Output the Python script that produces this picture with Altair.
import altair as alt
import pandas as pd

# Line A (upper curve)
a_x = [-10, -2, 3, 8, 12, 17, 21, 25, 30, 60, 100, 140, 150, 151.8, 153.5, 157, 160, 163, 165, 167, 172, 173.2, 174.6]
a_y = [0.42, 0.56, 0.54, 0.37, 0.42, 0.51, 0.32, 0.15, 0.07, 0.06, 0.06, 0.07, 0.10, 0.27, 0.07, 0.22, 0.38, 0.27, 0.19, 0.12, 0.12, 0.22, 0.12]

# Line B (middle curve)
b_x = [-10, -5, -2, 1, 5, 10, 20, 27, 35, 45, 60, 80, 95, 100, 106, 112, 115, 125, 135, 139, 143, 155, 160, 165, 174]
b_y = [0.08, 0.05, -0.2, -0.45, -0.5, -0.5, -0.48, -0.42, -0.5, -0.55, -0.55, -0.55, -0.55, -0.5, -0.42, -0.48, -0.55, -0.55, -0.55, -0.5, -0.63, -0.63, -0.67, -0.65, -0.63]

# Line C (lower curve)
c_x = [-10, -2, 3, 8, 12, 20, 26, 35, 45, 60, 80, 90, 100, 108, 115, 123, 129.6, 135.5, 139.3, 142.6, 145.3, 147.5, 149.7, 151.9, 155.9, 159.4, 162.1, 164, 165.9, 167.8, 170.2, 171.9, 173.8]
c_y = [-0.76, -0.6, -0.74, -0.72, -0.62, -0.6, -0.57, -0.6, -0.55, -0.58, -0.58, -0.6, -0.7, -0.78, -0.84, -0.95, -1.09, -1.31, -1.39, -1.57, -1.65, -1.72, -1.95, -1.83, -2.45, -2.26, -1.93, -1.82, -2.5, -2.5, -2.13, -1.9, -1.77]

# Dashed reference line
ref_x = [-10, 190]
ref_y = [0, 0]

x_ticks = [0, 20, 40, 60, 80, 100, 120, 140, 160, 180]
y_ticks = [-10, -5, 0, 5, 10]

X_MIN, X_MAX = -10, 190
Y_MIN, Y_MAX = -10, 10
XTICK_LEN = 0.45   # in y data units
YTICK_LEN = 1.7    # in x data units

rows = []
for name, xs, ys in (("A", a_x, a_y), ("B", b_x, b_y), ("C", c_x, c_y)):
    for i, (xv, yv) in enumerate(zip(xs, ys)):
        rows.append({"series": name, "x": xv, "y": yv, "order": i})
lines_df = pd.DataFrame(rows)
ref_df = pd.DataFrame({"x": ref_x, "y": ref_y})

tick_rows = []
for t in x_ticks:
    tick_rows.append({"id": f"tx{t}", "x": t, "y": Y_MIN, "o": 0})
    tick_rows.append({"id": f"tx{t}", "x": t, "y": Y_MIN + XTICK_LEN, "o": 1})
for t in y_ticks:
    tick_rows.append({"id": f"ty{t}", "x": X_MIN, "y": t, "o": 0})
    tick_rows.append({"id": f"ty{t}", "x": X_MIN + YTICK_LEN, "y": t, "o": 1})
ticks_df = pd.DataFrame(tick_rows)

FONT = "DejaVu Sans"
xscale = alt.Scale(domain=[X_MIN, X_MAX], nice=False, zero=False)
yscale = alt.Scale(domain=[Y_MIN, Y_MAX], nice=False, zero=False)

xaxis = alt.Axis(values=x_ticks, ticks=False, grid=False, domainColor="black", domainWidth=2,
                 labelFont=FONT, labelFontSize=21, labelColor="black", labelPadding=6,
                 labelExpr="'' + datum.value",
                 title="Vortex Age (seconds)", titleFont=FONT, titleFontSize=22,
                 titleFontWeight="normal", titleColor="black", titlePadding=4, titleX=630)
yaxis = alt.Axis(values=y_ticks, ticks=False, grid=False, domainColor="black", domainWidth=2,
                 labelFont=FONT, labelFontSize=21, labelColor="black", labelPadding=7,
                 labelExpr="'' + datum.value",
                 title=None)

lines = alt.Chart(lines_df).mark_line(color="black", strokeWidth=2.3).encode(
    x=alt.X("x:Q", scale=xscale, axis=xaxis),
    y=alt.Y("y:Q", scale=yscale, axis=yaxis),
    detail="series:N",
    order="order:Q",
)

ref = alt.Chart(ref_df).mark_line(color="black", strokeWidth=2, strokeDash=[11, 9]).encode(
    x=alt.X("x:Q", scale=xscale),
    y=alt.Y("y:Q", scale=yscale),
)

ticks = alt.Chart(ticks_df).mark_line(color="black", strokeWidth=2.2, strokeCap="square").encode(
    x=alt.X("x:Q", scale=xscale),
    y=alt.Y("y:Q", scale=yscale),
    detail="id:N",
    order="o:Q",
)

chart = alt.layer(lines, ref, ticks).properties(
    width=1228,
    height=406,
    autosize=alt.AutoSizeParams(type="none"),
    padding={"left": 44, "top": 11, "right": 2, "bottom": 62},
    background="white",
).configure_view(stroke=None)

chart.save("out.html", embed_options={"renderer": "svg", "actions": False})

_Exercise description_. Retype the material in full. Each word must match.

_Task solution_.
Output the Python script that produces this picture with Altair.
import altair as alt
import pandas as pd

# Line A (upper curve)
a_x = [-10, -2, 3, 8, 12, 17, 21, 25, 30, 60, 100, 140, 150, 151.8, 153.5, 157, 160, 163, 165, 167, 172, 173.2, 174.6]
a_y = [0.42, 0.56, 0.54, 0.37, 0.42, 0.51, 0.32, 0.15, 0.07, 0.06, 0.06, 0.07, 0.10, 0.27, 0.07, 0.22, 0.38, 0.27, 0.19, 0.12, 0.12, 0.22, 0.12]

# Line B (middle curve)
b_x = [-10, -5, -2, 1, 5, 10, 20, 27, 35, 45, 60, 80, 95, 100, 106, 112, 115, 125, 135, 139, 143, 155, 160, 165, 174]
b_y = [0.08, 0.05, -0.2, -0.45, -0.5, -0.5, -0.48, -0.42, -0.5, -0.55, -0.55, -0.55, -0.55, -0.5, -0.42, -0.48, -0.55, -0.55, -0.55, -0.5, -0.63, -0.63, -0.67, -0.65, -0.63]

# Line C (lower curve)
c_x = [-10, -2, 3, 8, 12, 20, 26, 35, 45, 60, 80, 90, 100, 108, 115, 123, 129.6, 135.5, 139.3, 142.6, 145.3, 147.5, 149.7, 151.9, 155.9, 159.4, 162.1, 164, 165.9, 167.8, 170.2, 171.9, 173.8]
c_y = [-0.76, -0.6, -0.74, -0.72, -0.62, -0.6, -0.57, -0.6, -0.55, -0.58, -0.58, -0.6, -0.7, -0.78, -0.84, -0.95, -1.09, -1.31, -1.39, -1.57, -1.65, -1.72, -1.95, -1.83, -2.45, -2.26, -1.93, -1.82, -2.5, -2.5, -2.13, -1.9, -1.77]

# Dashed reference line
ref_x = [-10, 190]
ref_y = [0, 0]

x_ticks = [0, 20, 40, 60, 80, 100, 120, 140, 160, 180]
y_ticks = [-10, -5, 0, 5, 10]

X_MIN, X_MAX = -10, 190
Y_MIN, Y_MAX = -10, 10
XTICK_LEN = 0.45   # in y data units
YTICK_LEN = 1.7    # in x data units

rows = []
for name, xs, ys in (("A", a_x, a_y), ("B", b_x, b_y), ("C", c_x, c_y)):
    for i, (xv, yv) in enumerate(zip(xs, ys)):
        rows.append({"series": name, "x": xv, "y": yv, "order": i})
lines_df = pd.DataFrame(rows)
ref_df = pd.DataFrame({"x": ref_x, "y": ref_y})

tick_rows = []
for t in x_ticks:
    tick_rows.append({"id": f"tx{t}", "x": t, "y": Y_MIN, "o": 0})
    tick_rows.append({"id": f"tx{t}", "x": t, "y": Y_MIN + XTICK_LEN, "o": 1})
for t in y_ticks:
    tick_rows.append({"id": f"ty{t}", "x": X_MIN, "y": t, "o": 0})
    tick_rows.append({"id": f"ty{t}", "x": X_MIN + YTICK_LEN, "y": t, "o": 1})
ticks_df = pd.DataFrame(tick_rows)

FONT = "DejaVu Sans"
xscale = alt.Scale(domain=[X_MIN, X_MAX], nice=False, zero=False)
yscale = alt.Scale(domain=[Y_MIN, Y_MAX], nice=False, zero=False)

xaxis = alt.Axis(values=x_ticks, ticks=False, grid=False, domainColor="black", domainWidth=2,
                 labelFont=FONT, labelFontSize=21, labelColor="black", labelPadding=6,
                 labelExpr="'' + datum.value",
                 title="Vortex Age (seconds)", titleFont=FONT, titleFontSize=22,
                 titleFontWeight="normal", titleColor="black", titlePadding=4, titleX=630)
yaxis = alt.Axis(values=y_ticks, ticks=False, grid=False, domainColor="black", domainWidth=2,
                 labelFont=FONT, labelFontSize=21, labelColor="black", labelPadding=7,
                 labelExpr="'' + datum.value",
                 title=None)

lines = alt.Chart(lines_df).mark_line(color="black", strokeWidth=2.3).encode(
    x=alt.X("x:Q", scale=xscale, axis=xaxis),
    y=alt.Y("y:Q", scale=yscale, axis=yaxis),
    detail="series:N",
    order="order:Q",
)

ref = alt.Chart(ref_df).mark_line(color="black", strokeWidth=2, strokeDash=[11, 9]).encode(
    x=alt.X("x:Q", scale=xscale),
    y=alt.Y("y:Q", scale=yscale),
)

ticks = alt.Chart(ticks_df).mark_line(color="black", strokeWidth=2.2, strokeCap="square").encode(
    x=alt.X("x:Q", scale=xscale),
    y=alt.Y("y:Q", scale=yscale),
    detail="id:N",
    order="o:Q",
)

chart = alt.layer(lines, ref, ticks).properties(
    width=1228,
    height=406,
    autosize=alt.AutoSizeParams(type="none"),
    padding={"left": 44, "top": 11, "right": 2, "bottom": 62},
    background="white",
).configure_view(stroke=None)

chart.save("out.html", embed_options={"renderer": "svg", "actions": False})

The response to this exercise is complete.